Ende vergangener Woche war es – direkt nach dem Abzug der letzten russischen Einheiten aus der westaserbaidschanischen Stadt – zum Ausbruch der Kämpfe zwischen Aufständischen und Regierungstruppen in Gandža gekommen, bei denen es rund 70 Tote und mehrere hundert Verletzte gegeben haben soll. Ziel der Regierungstruppen war es offenbar, die Aufständischen, die im Besitz ehemaligen sowjetischen Militärmaterials sind, zu entwaffnen. Die Aufständischen sagen, ihre Leute seien im Schlaf massakriert worden. Ein Teil der Regierung in Baku – darunter der Innenminister und der Staatspräsident – behauptet, nicht vorab über die Operation informiert worden zu sein, der andere Teil der Regierung will wissen, daß die eigenen Truppen zumindest nicht das Feuer in Gandža eröffnet hätten.

Ursprünglich forderten die Aufständischen nur den Rücktritt von Premierminister Panach Gussejnow (der nicht mit dem gleichnamigen Rebellenchef verwandt sein soll). Inzwischen hat der Premier zwar seinen Rücktritt eingereicht, doch jetzt wollen die Rebellen auch Staatspräsident Eltschibej schassen den Vorsitzenden der nationalistischen „Volksfront“ war im Juni 1992 mit 59 Prozent der Stimmen in sein Amt gewählt worden.

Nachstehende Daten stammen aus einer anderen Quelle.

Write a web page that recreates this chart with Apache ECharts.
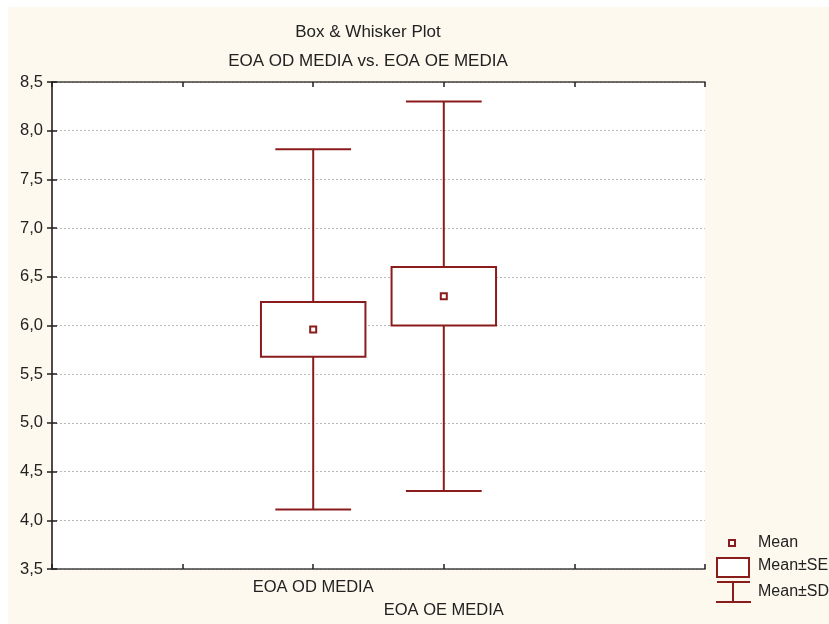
<!DOCTYPE html>
<html>
<head>
<meta charset="utf-8">
<script src="https://cdn.jsdelivr.net/npm/echarts@6/dist/echarts.min.js"></script>
<style>
  html, body { margin: 0; padding: 0; background: #fff; }
  #chart { width: 829px; height: 624px; }
</style>
</head>
<body>
<div id="chart"></div>
<script>
  // variables and their summary stats
  var categories = ['EOA OD MEDIA', 'EOA OE MEDIA'];
  var means = [5.96, 6.30];
  var se = [0.28, 0.30];
  var sd = [1.85, 2.00];
  var yTicks = [3.5, 4.0, 4.5, 5.0, 5.5, 6.0, 6.5, 7.0, 7.5, 8.0, 8.5];

  var red = '#8b1c1c';
  var font = 'Liberation Sans, Arial, sans-serif';

  // each variable sits on a tick, two empty slots to the left
  var seriesData = categories.map(function (c, i) {
    return [i + 2, means[i], se[i], sd[i]];
  });

  function renderBox(params, api) {
    var x = api.value(0), m = api.value(1), s = api.value(2), d = api.value(3);
    var unit = api.size([1, 0])[0];
    var c = api.coord([x, m]);
    var top = api.coord([x, m + s])[1];
    var bot = api.coord([x, m - s])[1];
    var wTop = api.coord([x, m + d])[1];
    var wBot = api.coord([x, m - d])[1];
    var bw = unit * 0.8, cw = unit * 0.58;
    var st = { stroke: red, lineWidth: 2, fill: null };
    return {
      type: 'group',
      children: [
        { type: 'line', shape: { x1: c[0], y1: wTop, x2: c[0], y2: top }, style: st },
        { type: 'line', shape: { x1: c[0], y1: bot, x2: c[0], y2: wBot }, style: st },
        { type: 'line', shape: { x1: c[0] - cw / 2, y1: wTop, x2: c[0] + cw / 2, y2: wTop }, style: st },
        { type: 'line', shape: { x1: c[0] - cw / 2, y1: wBot, x2: c[0] + cw / 2, y2: wBot }, style: st },
        { type: 'rect', shape: { x: c[0] - bw / 2, y: top, width: bw, height: bot - top }, style: { stroke: red, lineWidth: 2, fill: '#fff' } },
        { type: 'rect', shape: { x: c[0] - 3, y: c[1] - 3, width: 6, height: 6 }, style: { stroke: red, lineWidth: 2, fill: '#fff' } }
      ]
    };
  }

  var frameAxis = {
    axisLine: { show: true, lineStyle: { color: '#404040', width: 1.5 } },
    axisTick: { show: true, inside: true, length: 5, lineStyle: { color: '#202020', width: 1.5 } },
    splitLine: { show: false }
  };

  var chart = echarts.init(document.getElementById('chart'));
  var option = {
    backgroundColor: 'transparent',
    animation: false,
    graphic: [
      { type: 'rect', z: -10, silent: true, shape: { x: 8, y: 7, width: 821, height: 617 }, style: { fill: '#fdf9ee' } },
      { type: 'rect', z: -9, silent: true, shape: { x: 52, y: 82, width: 653, height: 487 }, style: { fill: '#fff' } },
      // legend
      { type: 'rect', shape: { x: 729, y: 540, width: 6, height: 6 }, style: { stroke: red, lineWidth: 2, fill: '#fff' } },
      { type: 'text', left: 758, top: 535, style: { text: 'Mean', font: '16px ' + font, fill: '#222' } },
      { type: 'rect', shape: { x: 717, y: 558, width: 32, height: 19 }, style: { stroke: red, lineWidth: 2, fill: '#fff' } },
      { type: 'text', left: 758, top: 558, style: { text: 'Mean±SE', font: '16px ' + font, fill: '#222' } },
      { type: 'line', shape: { x1: 717, y1: 582, x2: 750, y2: 582 }, style: { stroke: red, lineWidth: 2 } },
      { type: 'line', shape: { x1: 733, y1: 582, x2: 733, y2: 602 }, style: { stroke: red, lineWidth: 2 } },
      { type: 'line', shape: { x1: 716, y1: 602, x2: 751, y2: 602 }, style: { stroke: red, lineWidth: 2 } },
      { type: 'text', left: 758, top: 584, style: { text: 'Mean±SD', font: '16px ' + font, fill: '#222' } }
    ],
    title: [
      { text: 'Box & Whisker Plot', left: 363, top: 19, textAlign: 'center',
        textStyle: { fontFamily: font, fontSize: 17, fontWeight: 'normal', color: '#222' } },
      { text: 'EOA OD MEDIA vs. EOA OE MEDIA', left: 363, top: 48, textAlign: 'center',
        textStyle: { fontFamily: font, fontSize: 17, fontWeight: 'normal', color: '#222' } }
    ],
    grid: { left: 52, top: 82, right: 124, bottom: 55 },
    xAxis: [
      Object.assign({
        type: 'value', min: 0, max: categories.length + 3, interval: 1, position: 'bottom',
        axisLabel: {
          margin: 10,
          formatter: function (v) {
            var i = v - 2;
            if (i === 0) return '{a|' + categories[0] + '}';
            if (i === 1) return '{b|' + categories[1] + '}';
            return '';
          },
          rich: {
            a: { fontFamily: font, fontSize: 16.5, color: '#222' },
            b: { fontFamily: font, fontSize: 16.5, color: '#222', padding: [23, 0, 0, 0] }
          }
        }
      }, frameAxis),
      Object.assign({
        type: 'value', min: 0, max: categories.length + 3, interval: 1, position: 'top',
        axisLabel: { show: false }
      }, frameAxis)
    ],
    yAxis: [
      {
        type: 'value', min: yTicks[0], max: yTicks[yTicks.length - 1], interval: 0.5, position: 'left',
        axisLine: { show: true, lineStyle: { color: '#404040', width: 1.5 } },
        axisTick: { show: true, inside: true, length: 5, lineStyle: { color: '#202020', width: 1.5 } },
        splitLine: { show: true, lineStyle: { color: '#b8b8b8', type: [2, 2], width: 1 } },
        axisLabel: {
          margin: 9, fontFamily: font, fontSize: 16.5, color: '#222',
          formatter: function (v) { return v.toFixed(1).replace('.', ','); }
        }
      },
      Object.assign({
        type: 'value', min: yTicks[0], max: yTicks[yTicks.length - 1], interval: 0.5, position: 'right',
        axisLabel: { show: false }
      }, frameAxis)
    ],
    series: [{
      type: 'custom',
      renderItem: renderBox,
      encode: { x: 0, y: [1] },
      data: seriesData,
      clip: false
    }]
  };
  chart.setOption(option);
</script>
</body>
</html>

Seither hat Eltschibej den Austritt Aserbaidschans aus der GUS erklärt und sein Land wirtschaftlich und militärisch immer enger mit der Türkei verbunden. Seine wiederholten Hilferufe, die er in den letzten Tagen nach Ankara schickte, verhallten dennoch folgenlos. Die türkische Regierung erklärte lediglich ihre Sorge über die Entwicklung in dem transkaukasischen Land. Beobachter in Ankara vermuten, daß dort eine Regierung unter Alijew akzeptiert würde, vorausgesetzt, die Vollmachten von Staatspräsident Eltschibej würden nicht weiter beschnitten.

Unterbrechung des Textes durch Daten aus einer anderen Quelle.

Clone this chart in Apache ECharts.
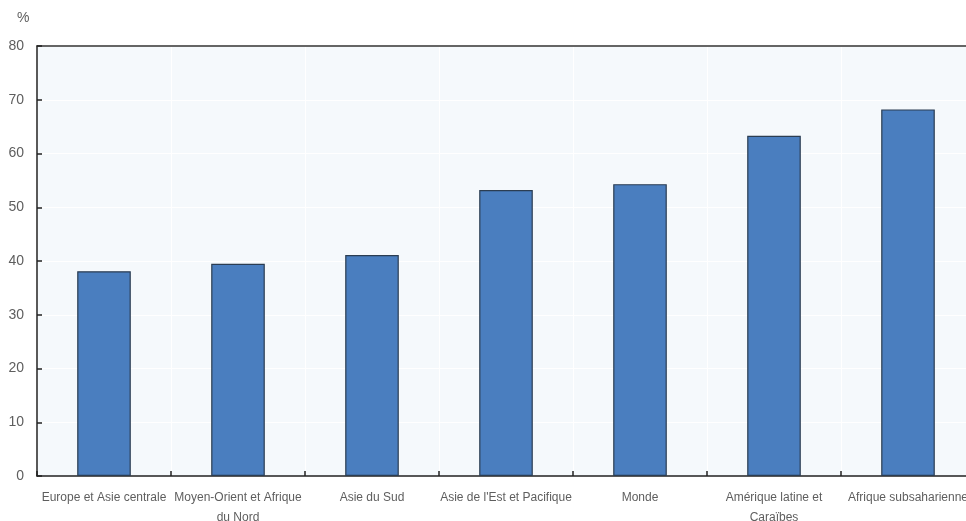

Mitglieder der „Volksfront“ von Staatspräsident Eltschibej kritisierten gestern eine Regierungsübernahme von Alijew scharf. Die Entwicklung der vergangenen Tage bezeichneten sie als von Moskau gesteuertes Komplott. Alijew war zwischen 1969 und 1987 Generalsekretär der Kommunistischen Partei in Aserbaidschan, nachdem er zuvor den KGB der damaligen Sowjetrepublik geleitet hatte. Während seiner Amtszeit setzte er eine rigorose Russifizierung durch. Obgleich er zeitweilig als einziger Moslem dem Politbüro der KPdSU angehörte, ließ er während seiner Amtszeit in Aserbaidschan fast alle Moscheen des Landes schließen. Er galt als zuverlässiger Vertreter Breschnews in der Peripherie der Sowjetunion. In der KPdSU war er einer der lautstarksten Kritiker von Vetternwirtschaft und Korruption. Zahlreiche seiner Gegenspieler wurden nach Korruptionsvorwürfen abgesetzt. 1987 verlor er selbst seine Parteiämter wegen Korruption.

Schon 1990 gewann Alijew bei den von zahlreichen Unregelmäßigkeiten gekennzeichneten Wahlen in Nachičevan wieder Oberwasser. Er erreichte dort stattliche 95 Prozent der Stimmen – und wurde Parlamentspräsident.